--- BEGIN MATERIAL ---

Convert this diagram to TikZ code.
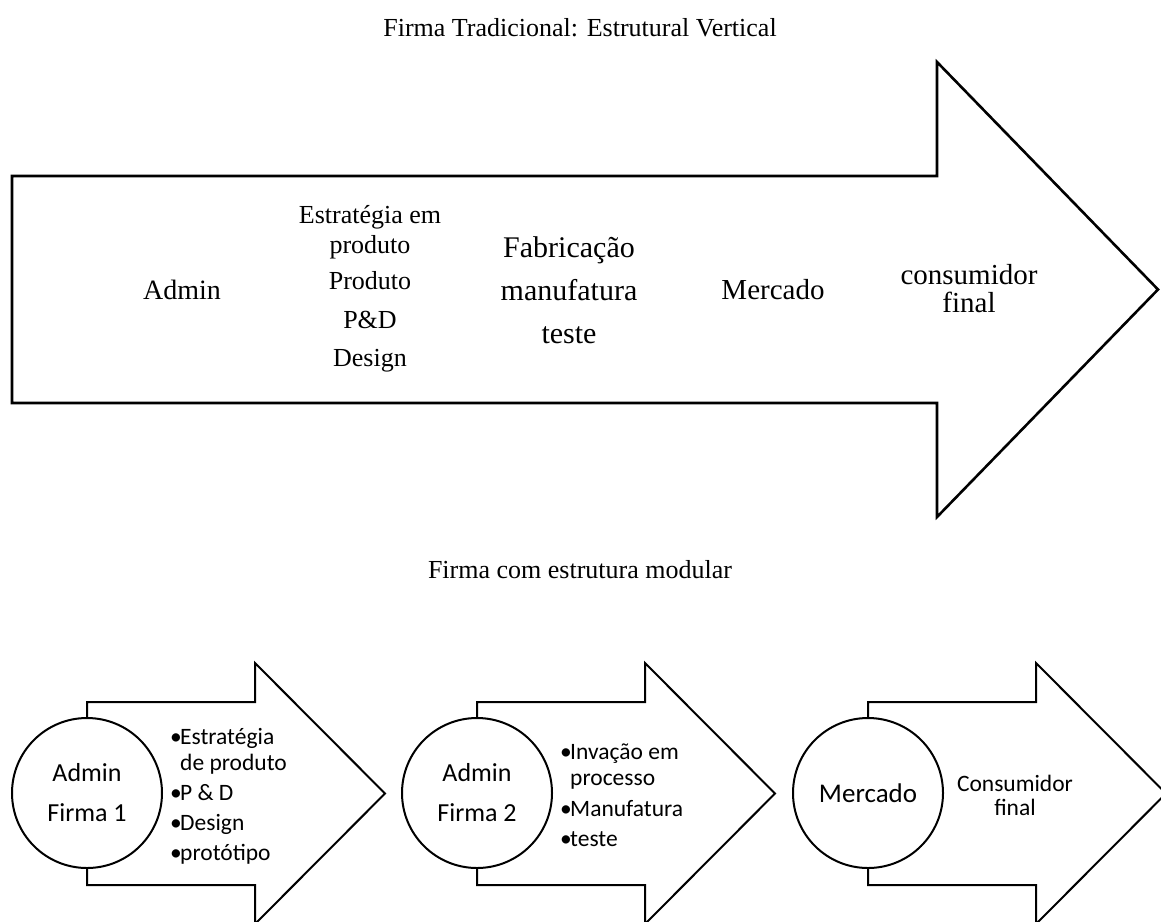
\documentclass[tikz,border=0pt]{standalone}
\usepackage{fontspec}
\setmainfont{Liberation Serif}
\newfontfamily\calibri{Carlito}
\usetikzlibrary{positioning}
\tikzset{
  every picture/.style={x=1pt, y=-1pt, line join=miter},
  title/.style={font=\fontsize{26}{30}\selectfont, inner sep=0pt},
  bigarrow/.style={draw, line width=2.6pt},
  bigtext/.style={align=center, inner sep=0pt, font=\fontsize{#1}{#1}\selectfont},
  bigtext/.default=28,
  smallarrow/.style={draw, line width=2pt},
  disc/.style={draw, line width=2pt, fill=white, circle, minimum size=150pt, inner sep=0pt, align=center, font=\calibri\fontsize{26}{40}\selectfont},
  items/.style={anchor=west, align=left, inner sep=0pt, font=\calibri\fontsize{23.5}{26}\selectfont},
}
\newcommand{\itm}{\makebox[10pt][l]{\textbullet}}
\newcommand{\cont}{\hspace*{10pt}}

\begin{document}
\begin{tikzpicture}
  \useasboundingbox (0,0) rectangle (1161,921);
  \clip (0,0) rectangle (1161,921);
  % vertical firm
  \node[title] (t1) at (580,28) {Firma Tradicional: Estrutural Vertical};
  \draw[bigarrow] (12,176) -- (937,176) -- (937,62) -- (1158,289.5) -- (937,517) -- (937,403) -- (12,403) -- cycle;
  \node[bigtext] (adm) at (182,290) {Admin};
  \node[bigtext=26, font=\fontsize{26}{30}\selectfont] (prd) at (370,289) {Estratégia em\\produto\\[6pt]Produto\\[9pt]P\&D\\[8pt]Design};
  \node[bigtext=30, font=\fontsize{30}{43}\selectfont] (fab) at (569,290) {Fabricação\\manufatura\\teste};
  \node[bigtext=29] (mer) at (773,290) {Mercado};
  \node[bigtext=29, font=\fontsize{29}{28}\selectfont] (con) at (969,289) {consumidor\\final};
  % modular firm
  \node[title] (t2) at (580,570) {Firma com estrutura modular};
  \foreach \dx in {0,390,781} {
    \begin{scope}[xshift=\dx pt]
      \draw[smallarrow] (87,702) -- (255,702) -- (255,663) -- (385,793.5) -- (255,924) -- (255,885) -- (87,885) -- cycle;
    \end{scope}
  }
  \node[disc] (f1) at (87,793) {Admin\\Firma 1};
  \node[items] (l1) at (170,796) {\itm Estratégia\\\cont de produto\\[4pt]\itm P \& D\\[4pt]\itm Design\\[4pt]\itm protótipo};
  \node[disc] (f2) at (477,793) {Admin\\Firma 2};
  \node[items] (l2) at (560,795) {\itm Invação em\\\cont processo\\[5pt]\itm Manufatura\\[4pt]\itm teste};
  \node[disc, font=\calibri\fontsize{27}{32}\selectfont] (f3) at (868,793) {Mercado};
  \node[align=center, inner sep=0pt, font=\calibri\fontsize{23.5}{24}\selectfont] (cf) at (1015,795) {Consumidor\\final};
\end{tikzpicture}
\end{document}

--- END MATERIAL ---

DIRECTIONS FOR THIS TASK ->
Using the material above, return every line exactly as it appears, minus the pictures.

RESULT ->
Convert this diagram to TikZ code.
\documentclass[tikz,border=0pt]{standalone}
\usepackage{fontspec}
\setmainfont{Liberation Serif}
\newfontfamily\calibri{Carlito}
\usetikzlibrary{positioning}
\tikzset{
  every picture/.style={x=1pt, y=-1pt, line join=miter},
  title/.style={font=\fontsize{26}{30}\selectfont, inner sep=0pt},
  bigarrow/.style={draw, line width=2.6pt},
  bigtext/.style={align=center, inner sep=0pt, font=\fontsize{#1}{#1}\selectfont},
  bigtext/.default=28,
  smallarrow/.style={draw, line width=2pt},
  disc/.style={draw, line width=2pt, fill=white, circle, minimum size=150pt, inner sep=0pt, align=center, font=\calibri\fontsize{26}{40}\selectfont},
  items/.style={anchor=west, align=left, inner sep=0pt, font=\calibri\fontsize{23.5}{26}\selectfont},
}
\newcommand{\itm}{\makebox[10pt][l]{\textbullet}}
\newcommand{\cont}{\hspace*{10pt}}

\begin{document}
\begin{tikzpicture}
  \useasboundingbox (0,0) rectangle (1161,921);
  \clip (0,0) rectangle (1161,921);
  % vertical firm
  \node[title] (t1) at (580,28) {Firma Tradicional: Estrutural Vertical};
  \draw[bigarrow] (12,176) -- (937,176) -- (937,62) -- (1158,289.5) -- (937,517) -- (937,403) -- (12,403) -- cycle;
  \node[bigtext] (adm) at (182,290) {Admin};
  \node[bigtext=26, font=\fontsize{26}{30}\selectfont] (prd) at (370,289) {Estratégia em\\produto\\[6pt]Produto\\[9pt]P\&D\\[8pt]Design};
  \node[bigtext=30, font=\fontsize{30}{43}\selectfont] (fab) at (569,290) {Fabricação\\manufatura\\teste};
  \node[bigtext=29] (mer) at (773,290) {Mercado};
  \node[bigtext=29, font=\fontsize{29}{28}\selectfont] (con) at (969,289) {consumidor\\final};
  % modular firm
  \node[title] (t2) at (580,570) {Firma com estrutura modular};
  \foreach \dx in {0,390,781} {
    \begin{scope}[xshift=\dx pt]
      \draw[smallarrow] (87,702) -- (255,702) -- (255,663) -- (385,793.5) -- (255,924) -- (255,885) -- (87,885) -- cycle;
    \end{scope}
  }
  \node[disc] (f1) at (87,793) {Admin\\Firma 1};
  \node[items] (l1) at (170,796) {\itm Estratégia\\\cont de produto\\[4pt]\itm P \& D\\[4pt]\itm Design\\[4pt]\itm protótipo};
  \node[disc] (f2) at (477,793) {Admin\\Firma 2};
  \node[items] (l2) at (560,795) {\itm Invação em\\\cont processo\\[5pt]\itm Manufatura\\[4pt]\itm teste};
  \node[disc, font=\calibri\fontsize{27}{32}\selectfont] (f3) at (868,793) {Mercado};
  \node[align=center, inner sep=0pt, font=\calibri\fontsize{23.5}{24}\selectfont] (cf) at (1015,795) {Consumidor\\final};
\end{tikzpicture}
\end{document}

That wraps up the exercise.